オキサトさんに聞こう① 職人さんが減る理由
このコラムは、京都芸術大学京都伝統文化イノベーション研究センターのために書いたものですが掲載が終わっていたので、ここに再掲しました。
Q:
職人さんが減少している状況についてどう思いますか?(岸くん)
職人さんはなぜ減ってしまうのですか?(はるか)
A:
かつては、工芸を買って使ってくれる人、工芸を売ったり職人に仕事を頼んだりしてくれる人、そして工芸をつくる職人さんの3者がよいバランスで存在したので、職人さんは仕事に困らずに作り続けることができました。
しかし、生活スタイルや売り買いする場所が変わり、使い勝手が合わなかったりと、3者の思いや道具としての役割が少しずつズレはじめ、さらには効率的に安価に作られた代用品が、より使いやすく買いやすくなったりと、社会で必要とされる商品の種類は、かつて工芸品に求められたものとは変わっていきました。そして、次第に伝統工芸品は、売り買いされる量も減り、作り続けるにも職人みんなが食べていける多量な仕事の確保が難しくなりました。これが、一番大きな、職人が減った理由だと思います。
他にも理由は幾つもあります。例えば、就職するタイミングの変化です。昔は中学や高校を卒業して、地元の工房や職人に入門するケースが多くありました。今では、大学を卒業してから就職する人が大半です。となると、地元産業としての工芸以外にも多くの魅力的な仕事やこだわりを活かせる仕事を多く知ってから仕事を選べるので、職人という職業が多くの選択肢の中で薄れてしまい希望者自体が減りました。

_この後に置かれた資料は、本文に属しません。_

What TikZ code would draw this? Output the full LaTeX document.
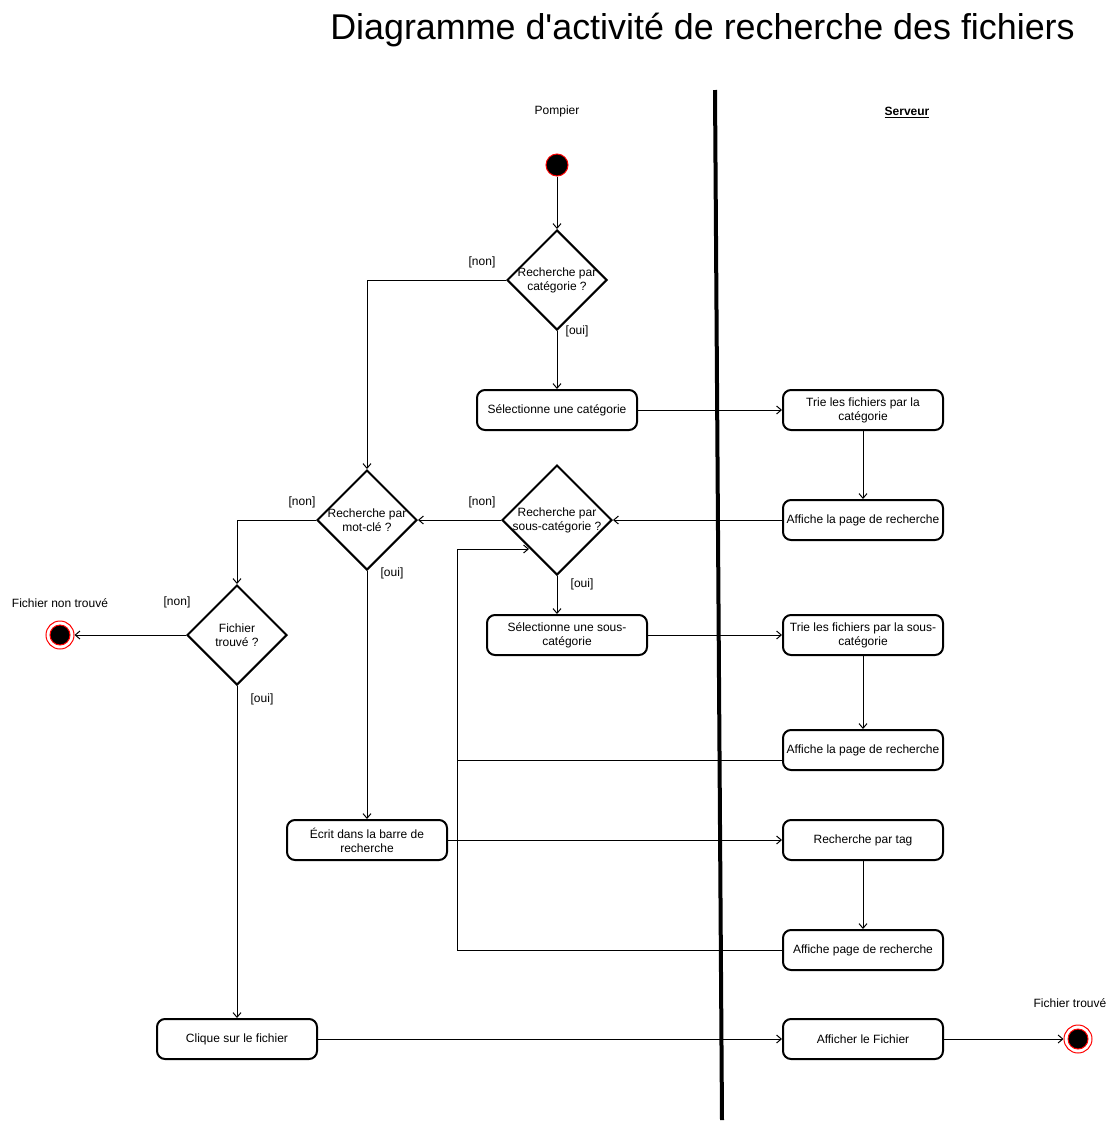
\documentclass[tikz,border=0pt]{standalone}
\usepackage{fontspec}
\setmainfont{Liberation Sans}
\usetikzlibrary{shapes.geometric,arrows.meta}
\begin{document}
\begin{tikzpicture}[x=0.75pt,y=-0.75pt,
  every node/.style={font=\fontsize{9pt}{10.5pt}\selectfont, inner sep=0pt},
  act/.style={draw, line width=1.5pt, rounded corners=6pt, minimum width=120pt, minimum height=30pt, align=center},
  dec/.style={draw, diamond, line width=1.5pt, minimum width=75pt, minimum height=75pt, aspect=1},
  dectext/.style={align=center},
  guard/.style={},
  arr/.style={line width=0.75pt, -{Straight Barb[length=3.5pt,width=6pt]}},
  conn/.style={line width=0.75pt},
  startnode/.style={circle, fill=black, draw=red, line width=0.75pt, minimum size=16.5pt},
  endnode/.style={circle, draw=red, line width=0.75pt, minimum size=21pt,
     path picture={\filldraw[fill=black,draw=red,line width=0.75pt] (path picture bounding box.center) circle (7.5pt);}},
]
\useasboundingbox (0,0) rectangle (1120,1125);

% title and lanes
\node (title) at (702.5,30) {\fontsize{26.9pt}{31pt}\selectfont Diagramme d\textquotesingle activité de recherche des fichiers};
\node (pompier) at (557,111) {Pompier};
\node (serveur) at (907,112.5) {\textbf{\underline{Serveur}}};
\coordinate (laneTop) at (715,90);
\coordinate (laneBot) at (722,1120);
\draw[line width=3pt] (laneTop) -- (laneBot);

% nodes
\node[startnode] (start) at (557,165) {};
\node[dec] (d1) at (557,280) {};
\node[dectext] (d1t) at (557,280) {Recherche par\\catégorie ?};
\node[act] (selcat) at (557,410) {Sélectionne une catégorie};
\node[act] (trie1) at (863,410) {Trie les fichiers par la\\catégorie};
\node[act] (aff1) at (863,520) {Affiche la page de recherche};
\node[dec, minimum width=82.5pt, minimum height=82.5pt] (d2) at (557,520) {};
\node[dectext] (d2t) at (557,520) {Recherche par\\sous-catégorie ?};
\node[dec] (d3) at (367,520) {};
\node[dectext] (d3t) at (367,520) {Recherche par\\mot-clé ?};
\node[dec] (d4) at (237,635) {};
\node[dectext] (d4t) at (237,635) {Fichier\\trouvé ?};
\node[endnode] (end1) at (60,635) {};
\node (end1t) at (60,603) {Fichier non trouvé};
\node[act] (selsous) at (567,635) {Sélectionne une sous-\\catégorie};
\node[act] (trie2) at (863,635) {Trie les fichiers par la sous-\\catégorie};
\node[act] (aff2) at (863,750) {Affiche la page de recherche};
\node[act] (ecrit) at (367,840) {Écrit dans la barre de\\recherche};
\node[act] (tag) at (863,840) {Recherche par tag};
\node[act] (aff3) at (863,950) {Affiche page de recherche};
\node[act] (clique) at (237,1039) {Clique sur le fichier};
\node[act] (afficher) at (863,1039) {Afficher le Fichier};
\node[endnode] (end2) at (1078,1039) {};
\node (end2t) at (1070,1003) {Fichier trouvé};

% guards
\node[guard] (g1n) at (482,262) {[non]};
\node[guard] (g1o) at (577,331) {[oui]};
\node[guard] (g2n) at (482,502) {[non]};
\node[guard] (g2o) at (582,584) {[oui]};
\node[guard] (g3n) at (302,502) {[non]};
\node[guard] (g3o) at (392,573) {[oui]};
\node[guard] (g4n) at (177,602) {[non]};
\node[guard] (g4o) at (262,699) {[oui]};

% connectors
\draw[arr] (start) -- (d1.north);
\draw[arr] (d1.west) -| (d3.north);
\draw[arr] (d1.south) -- (selcat.north);
\draw[arr] (selcat.east) -- (trie1.west);
\draw[arr] (trie1.south) -- (aff1.north);
\draw[arr] (aff1.west) -- (d2.east);
\draw[arr] (d2.west) -- (d3.east);
\draw[arr] (d2.south) -- (selsous.north -| d2.south);
\draw[arr] (selsous.east) -- (trie2.west);
\draw[arr] (trie2.south) -- (aff2.north);
\coordinate (loop) at (457,549);
\coordinate (a2out) at ([yshift=-7.5pt]aff2.west);
\draw[conn] (a2out) -- (a2out -| loop);
\draw[arr] (aff3.west) -| (loop) -- (loop -| d2.south west);
\draw[arr] (d3.south) -- (ecrit.north);
\draw[arr] (ecrit.east) -- (tag.west);
\draw[arr] (tag.south) -- (aff3.north);
\draw[arr] (d3.west) -| (d4.north);
\draw[arr] (d4.west) -- (end1.east);
\draw[arr] (d4.south) -- (clique.north);
\draw[arr] (clique.east) -- (afficher.west);
\draw[arr] (afficher.east) -- (end2.west);
\end{tikzpicture}
\end{document}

意外な理由では、農業の変化です。工芸の素材調達や道具づくりなどは農家や山間部の農閑期・休耕期に支えられていました。実はいまも手織りの伝統的な織物などは各地の農家が支えています。しかし、年中忙しい兼業農家が増え、山間部からも人が減り、工芸を支えてくれた各地の作業者がいなくなり、作りたくても作り続けることができずに廃業する工房もあります。
もちろん、いずれも、根底にはよりよい生活や、よりよい賃金などを求めた結果があるのでしょうが、単に需要の変化による売上の減少だけでなく、このように、進学や国内各地の就労スタイルの変化などが複雑に重なって職人が減ったというのが実状です。
ただ、職人は減る一方な訳でもありません。最近は、その地域の素材や歴史や自然を積み重ねてつくる伝統産業への関心は広がりはじめ、職人の仕事現場にいける『仕事旅行社』、富山で宿泊しながら職人仕事を楽しむ『BED&CRAFT』、兵庫のデザイン事務所が若い職人を育てるために立ち上げた『MUJUN WORK SHOP』など、職人になるためのきっかけの場も増えています。
僕自身、伝統工芸はじまって以来の低迷期であるここから、どう新しい息吹を吹き込みながら伝統工芸の職人さんが残っていくかとても楽しみです。実際に僕の周りには20代や30代の職人が多くいます。やった分だけが形として残り、知恵を絞った分だけ仕上がりが向上する仕事にやり甲斐を感じながら、素材と文化に立ち向かう姿を見るたびにほれぼれします。もし、プロデューサーという仕事が職人にとって必要ない時代だったならば僕自身、職人の道を歩んでいたかもしれません。